7. In an exchange with Toby’s parents, Salome dismisses her family’s Cajun neighbors as ignorant. It’s one of the few times in the novel when the characters are united in laughter. But the Dales, too, are sometimes ignorant. Chloe wonders if Croats are Muslims and mistakes the poacher for a Middle Easterner. Even characters who are better acquainted with the facts often misinterpret them, as Toby does when he thinks that his bride has left him for Macalister instead of her mother. Discuss the role that ignorance and misinterpretation play in Trespass.

8. How does Brendan’s work-in-progress on the life of Frederick II reflect or anticipate events in the novel? What lessons might some of the novel’s characters derive from the story of the emperor’s relations with the Sultan of Jerusalem? What might that story have to teach George W. Bush, who once described the war on terror as a crusade? How might it be read by the wolves of wolf town? How does Brendan’s view of Frederick as a pragmatic, but not too reliable, deal-maker compare to his academic rival’s portrait of him as a secret apostate? In what way is all of Trespass a book about the conflict between pragmatists and ideologues or, put another way, between realists and fanatics?

9. The novel offers two views of this conflict. They might be summed up by two aphorisms. There’s the one that the youthful Chloe used to keep taped to her bedroom door: “Those who restrain passion do so because theirs is weak enough to be restrained [p. 71]. And there’s the one by Yates that Brendan remembers while attending a decidedly limp peace rally: “the best lack all conviction [p. 76]. The aphorisms would seem to be in agreement, until you remember the second half of Yeats’s line: “the worst are full of passionate intensity. [p. 76] How would you describe the novel’s position on the split between pragmatists and fanatics? At what moments does the author tip her hand?

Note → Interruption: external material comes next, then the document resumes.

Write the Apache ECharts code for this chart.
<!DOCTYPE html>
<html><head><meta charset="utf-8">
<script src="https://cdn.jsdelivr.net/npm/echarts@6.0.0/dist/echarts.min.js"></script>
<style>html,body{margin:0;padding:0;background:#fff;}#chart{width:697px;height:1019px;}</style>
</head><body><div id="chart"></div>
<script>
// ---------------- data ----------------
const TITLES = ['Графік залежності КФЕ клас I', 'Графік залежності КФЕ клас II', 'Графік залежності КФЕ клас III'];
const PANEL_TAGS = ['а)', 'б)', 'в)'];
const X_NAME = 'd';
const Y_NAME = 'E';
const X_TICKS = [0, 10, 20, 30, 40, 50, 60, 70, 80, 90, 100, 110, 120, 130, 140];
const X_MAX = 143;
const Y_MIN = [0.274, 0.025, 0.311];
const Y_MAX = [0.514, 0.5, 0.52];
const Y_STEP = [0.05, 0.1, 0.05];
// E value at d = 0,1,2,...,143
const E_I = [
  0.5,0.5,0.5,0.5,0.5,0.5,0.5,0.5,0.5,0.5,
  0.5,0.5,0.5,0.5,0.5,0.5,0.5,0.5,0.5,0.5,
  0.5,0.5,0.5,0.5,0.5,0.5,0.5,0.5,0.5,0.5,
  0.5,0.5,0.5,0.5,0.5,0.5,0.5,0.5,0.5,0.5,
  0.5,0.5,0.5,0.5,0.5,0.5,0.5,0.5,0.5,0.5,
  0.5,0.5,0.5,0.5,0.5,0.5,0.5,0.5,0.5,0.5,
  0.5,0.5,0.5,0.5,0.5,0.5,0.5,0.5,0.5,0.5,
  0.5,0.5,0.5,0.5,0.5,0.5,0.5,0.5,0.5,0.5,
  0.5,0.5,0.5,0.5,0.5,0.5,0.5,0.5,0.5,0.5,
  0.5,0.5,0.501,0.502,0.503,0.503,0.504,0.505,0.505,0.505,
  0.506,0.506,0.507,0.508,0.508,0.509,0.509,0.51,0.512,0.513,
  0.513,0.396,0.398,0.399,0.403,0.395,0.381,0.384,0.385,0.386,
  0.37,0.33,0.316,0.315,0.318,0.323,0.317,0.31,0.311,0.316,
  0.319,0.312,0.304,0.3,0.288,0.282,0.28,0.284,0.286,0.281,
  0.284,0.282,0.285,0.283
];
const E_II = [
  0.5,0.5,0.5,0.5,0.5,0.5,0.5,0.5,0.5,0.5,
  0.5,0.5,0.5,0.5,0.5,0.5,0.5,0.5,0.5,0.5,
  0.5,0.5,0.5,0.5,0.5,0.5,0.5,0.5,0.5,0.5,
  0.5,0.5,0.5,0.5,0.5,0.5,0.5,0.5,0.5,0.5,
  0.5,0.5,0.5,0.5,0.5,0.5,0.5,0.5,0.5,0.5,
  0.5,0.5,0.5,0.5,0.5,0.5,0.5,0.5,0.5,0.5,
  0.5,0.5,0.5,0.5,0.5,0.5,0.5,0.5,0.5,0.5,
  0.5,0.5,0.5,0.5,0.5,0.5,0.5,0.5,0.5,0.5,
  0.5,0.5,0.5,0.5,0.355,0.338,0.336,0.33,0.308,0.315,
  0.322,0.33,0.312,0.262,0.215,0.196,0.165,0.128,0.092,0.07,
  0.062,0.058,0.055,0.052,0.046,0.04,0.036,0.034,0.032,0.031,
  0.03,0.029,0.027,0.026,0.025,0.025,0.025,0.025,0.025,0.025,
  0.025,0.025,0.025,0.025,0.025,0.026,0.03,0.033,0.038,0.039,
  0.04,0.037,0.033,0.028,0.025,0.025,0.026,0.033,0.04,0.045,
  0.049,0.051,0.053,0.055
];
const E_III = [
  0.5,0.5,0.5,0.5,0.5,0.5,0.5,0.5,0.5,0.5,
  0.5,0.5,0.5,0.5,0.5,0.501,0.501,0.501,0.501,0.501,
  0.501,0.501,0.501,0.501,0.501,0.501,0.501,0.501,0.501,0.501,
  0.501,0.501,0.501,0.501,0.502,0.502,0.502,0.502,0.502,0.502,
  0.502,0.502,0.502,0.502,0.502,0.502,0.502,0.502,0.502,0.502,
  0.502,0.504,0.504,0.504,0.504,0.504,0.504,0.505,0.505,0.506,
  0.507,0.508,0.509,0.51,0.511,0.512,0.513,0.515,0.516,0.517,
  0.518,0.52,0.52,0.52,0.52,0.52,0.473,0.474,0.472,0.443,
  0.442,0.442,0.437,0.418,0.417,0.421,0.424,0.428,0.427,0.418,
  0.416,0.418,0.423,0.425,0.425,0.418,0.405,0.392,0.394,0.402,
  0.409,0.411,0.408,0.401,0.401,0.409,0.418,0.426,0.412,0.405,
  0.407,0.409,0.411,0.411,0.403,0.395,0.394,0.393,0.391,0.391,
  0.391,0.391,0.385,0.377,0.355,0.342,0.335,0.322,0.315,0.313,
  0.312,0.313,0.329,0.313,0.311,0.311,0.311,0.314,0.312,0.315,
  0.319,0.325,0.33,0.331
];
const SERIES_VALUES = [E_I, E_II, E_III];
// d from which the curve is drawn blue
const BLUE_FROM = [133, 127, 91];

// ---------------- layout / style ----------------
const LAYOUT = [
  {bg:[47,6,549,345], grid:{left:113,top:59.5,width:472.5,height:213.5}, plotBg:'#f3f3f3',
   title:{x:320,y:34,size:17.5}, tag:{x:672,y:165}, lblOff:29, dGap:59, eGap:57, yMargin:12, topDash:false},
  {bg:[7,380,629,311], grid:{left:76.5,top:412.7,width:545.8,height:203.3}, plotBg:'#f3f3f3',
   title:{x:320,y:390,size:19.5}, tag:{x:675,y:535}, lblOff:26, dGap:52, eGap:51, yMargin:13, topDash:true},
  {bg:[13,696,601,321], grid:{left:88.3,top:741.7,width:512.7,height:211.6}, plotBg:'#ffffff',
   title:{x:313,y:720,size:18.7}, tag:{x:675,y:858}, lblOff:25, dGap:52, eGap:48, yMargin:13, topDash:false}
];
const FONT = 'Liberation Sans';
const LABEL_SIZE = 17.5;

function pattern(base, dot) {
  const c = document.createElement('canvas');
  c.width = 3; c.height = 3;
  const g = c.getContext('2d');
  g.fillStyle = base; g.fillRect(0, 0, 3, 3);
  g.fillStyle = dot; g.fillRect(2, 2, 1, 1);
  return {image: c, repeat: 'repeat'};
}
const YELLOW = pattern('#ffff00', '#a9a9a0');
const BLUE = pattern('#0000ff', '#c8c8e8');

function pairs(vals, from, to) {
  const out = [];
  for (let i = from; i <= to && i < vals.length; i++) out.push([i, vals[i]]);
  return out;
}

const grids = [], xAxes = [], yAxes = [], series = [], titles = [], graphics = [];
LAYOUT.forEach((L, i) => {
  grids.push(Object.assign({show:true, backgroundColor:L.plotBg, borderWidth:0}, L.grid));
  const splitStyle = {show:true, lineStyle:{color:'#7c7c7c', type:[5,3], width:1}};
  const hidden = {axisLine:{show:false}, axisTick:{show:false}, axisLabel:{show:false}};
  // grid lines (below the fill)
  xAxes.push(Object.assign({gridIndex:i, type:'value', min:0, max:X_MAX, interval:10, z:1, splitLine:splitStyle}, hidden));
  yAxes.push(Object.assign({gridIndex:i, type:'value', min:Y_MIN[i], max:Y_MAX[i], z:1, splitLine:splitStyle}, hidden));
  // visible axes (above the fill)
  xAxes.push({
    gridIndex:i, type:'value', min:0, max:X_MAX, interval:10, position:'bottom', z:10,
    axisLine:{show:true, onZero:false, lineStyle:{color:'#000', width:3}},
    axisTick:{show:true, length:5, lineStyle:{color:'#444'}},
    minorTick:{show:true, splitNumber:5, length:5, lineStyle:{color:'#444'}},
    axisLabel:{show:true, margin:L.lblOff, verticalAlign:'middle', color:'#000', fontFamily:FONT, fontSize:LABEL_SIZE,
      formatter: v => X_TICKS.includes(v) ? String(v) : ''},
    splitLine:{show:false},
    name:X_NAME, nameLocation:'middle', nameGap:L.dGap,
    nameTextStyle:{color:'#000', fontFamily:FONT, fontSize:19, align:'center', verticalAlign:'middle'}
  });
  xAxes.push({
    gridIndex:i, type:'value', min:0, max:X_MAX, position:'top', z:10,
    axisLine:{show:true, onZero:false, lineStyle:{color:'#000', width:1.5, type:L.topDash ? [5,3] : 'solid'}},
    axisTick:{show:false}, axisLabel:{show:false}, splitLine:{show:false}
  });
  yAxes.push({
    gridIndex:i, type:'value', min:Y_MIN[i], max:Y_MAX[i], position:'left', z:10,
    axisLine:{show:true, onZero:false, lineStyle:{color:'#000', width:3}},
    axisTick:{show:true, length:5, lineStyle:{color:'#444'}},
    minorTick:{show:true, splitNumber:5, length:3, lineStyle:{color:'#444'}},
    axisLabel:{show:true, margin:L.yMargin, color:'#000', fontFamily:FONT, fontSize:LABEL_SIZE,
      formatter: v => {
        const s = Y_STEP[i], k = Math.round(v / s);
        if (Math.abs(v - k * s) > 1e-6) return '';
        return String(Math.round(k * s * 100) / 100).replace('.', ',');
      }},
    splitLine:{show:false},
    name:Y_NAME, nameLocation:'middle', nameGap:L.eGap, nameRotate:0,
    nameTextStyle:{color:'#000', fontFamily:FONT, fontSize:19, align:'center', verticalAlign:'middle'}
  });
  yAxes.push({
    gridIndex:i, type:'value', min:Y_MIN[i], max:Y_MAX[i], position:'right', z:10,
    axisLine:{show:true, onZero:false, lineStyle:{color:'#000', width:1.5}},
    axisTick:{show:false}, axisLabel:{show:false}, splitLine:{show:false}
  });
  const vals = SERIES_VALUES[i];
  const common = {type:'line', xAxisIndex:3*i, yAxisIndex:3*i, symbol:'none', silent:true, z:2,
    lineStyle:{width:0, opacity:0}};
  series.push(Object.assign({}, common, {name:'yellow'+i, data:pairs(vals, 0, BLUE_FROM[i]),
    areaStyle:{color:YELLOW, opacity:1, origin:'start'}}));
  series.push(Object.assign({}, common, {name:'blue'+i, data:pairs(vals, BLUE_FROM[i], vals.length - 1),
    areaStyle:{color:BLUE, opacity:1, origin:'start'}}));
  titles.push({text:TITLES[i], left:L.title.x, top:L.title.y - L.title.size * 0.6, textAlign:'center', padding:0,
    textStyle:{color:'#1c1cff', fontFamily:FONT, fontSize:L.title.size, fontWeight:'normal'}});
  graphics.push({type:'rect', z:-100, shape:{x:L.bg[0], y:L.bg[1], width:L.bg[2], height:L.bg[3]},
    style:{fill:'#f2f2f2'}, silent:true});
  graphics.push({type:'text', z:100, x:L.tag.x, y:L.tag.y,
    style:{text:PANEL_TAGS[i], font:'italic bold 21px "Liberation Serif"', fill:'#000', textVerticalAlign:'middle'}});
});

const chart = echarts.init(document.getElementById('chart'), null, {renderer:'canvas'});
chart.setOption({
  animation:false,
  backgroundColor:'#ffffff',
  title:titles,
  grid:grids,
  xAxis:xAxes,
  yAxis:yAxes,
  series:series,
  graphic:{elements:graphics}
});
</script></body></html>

10. One of Trespass‘s observations is that people’s most extreme attitudes often contain their opposites and sometimes give way to them. Having spent her adolescence seething at her family’s repressiveness, Chloe grows up to be someone whom even mild-mannered Brendan characterizes as “bourgeois,” [p. 108] a householder who prizes rituals and religiously keeps a fire burning in her cabin’s woodstove. Do you find it significant that that woodstove is one of the few things Salome seems to like about her future mother-in-law? What does Salome—who at times seems willing to wage war against the entire world in the service of her desires—actually desire? Might it be to become as comfortably bourgeois as Chloe?

11. Of course, Salome may not want to be like Chloe so much as she wants to take her place. This may be the true reason for their mutual antipathy, as it may be the reason Chloe becomes so upset when the young woman asks how much land she and Brendan own. Is the threat posed by a trespasser the fact that the trespasser wants what we have—our property, our game, our lovers, our children—and is prepared to do anything to possess them? Which of the novel’s other characters might be described as a trespasser? Which of them most fears falling victim to one? Do any of Martin’s characters occupy both roles?

12. It may be her fear of her future daughter-in-law that causes Chloe to think of Goya’s horrifying painting of Saturn devouring his children, and to perceive that the reason someone might eat a child is “to keep him from replacing you [p. 164].” The implication is that a trespasser may be far less dangerous than someone who is defending himself from being trespassed against. Consider Andro’s catastrophic reaction to the trespasses of his mother and sister. Consider that Iraq was invaded in the name of America’s national security. Consider that the men who destroy Jelena and her family think of themselves as defenders of an old way of life.

13. Of all the novel’s characters, only Jelena is introduced obliquely, and she’s the only character who speaks for herself. When does it become apparent that the voice that periodically breaks into the Dale narrative is hers? When do we realize the identity of her interlocutor? Why might Martin have chosen to do this? How does Jelena’s harrowing story affect your perception of earlier events or the book’s other characters? Is it significant that Jelena’s sections are relatively short until after Chloe’s accident? Is it really Jelena who takes her place?

14. In this respect, how do you view the unfolding relationship between Brendan and Jelena? Is this relationship about love or something less savory: a bereaved widower’s flight from grief or a poor and uprooted woman’s quest for security? Is it an instance of the strange gravity possessed by those who have known history, and suffered it? What does it mean that at the novel’s end, Jelena is “the foreign woman” [p. 288]?

About this Author

Valerie Martin is the author of three collections of short fiction, most recently The Unfinished Novel and Other Stories, and seven novels, including Italian Fever; The Great Divorce; Mary Reilly, the Dr. Jekyll and Mr. Hyde story told from the viewpoint of a housemaid, which was filmed with Julia Roberts and John Malkovich; and the Orange Prize-winning Property. She is also the author of a nonfiction work about St. Francis of Assisi: Salvation: Scenes from the Life of St. Francis. She resides in upstate New York.

Suggested Reading

Emily Brontë, Wuthering Heights; Willa Cather, The Professor’s House; Henry James, The Spoils of Poynton; Claire Messud, The Emperor’s Children; Philip Roth, American Pastoral, The Human Stain; Steven Runciman, A History of the Crusades, Vols I, II, and III; William Styron, Sophie’s Choice; D. M. Thomas, The White Hotel.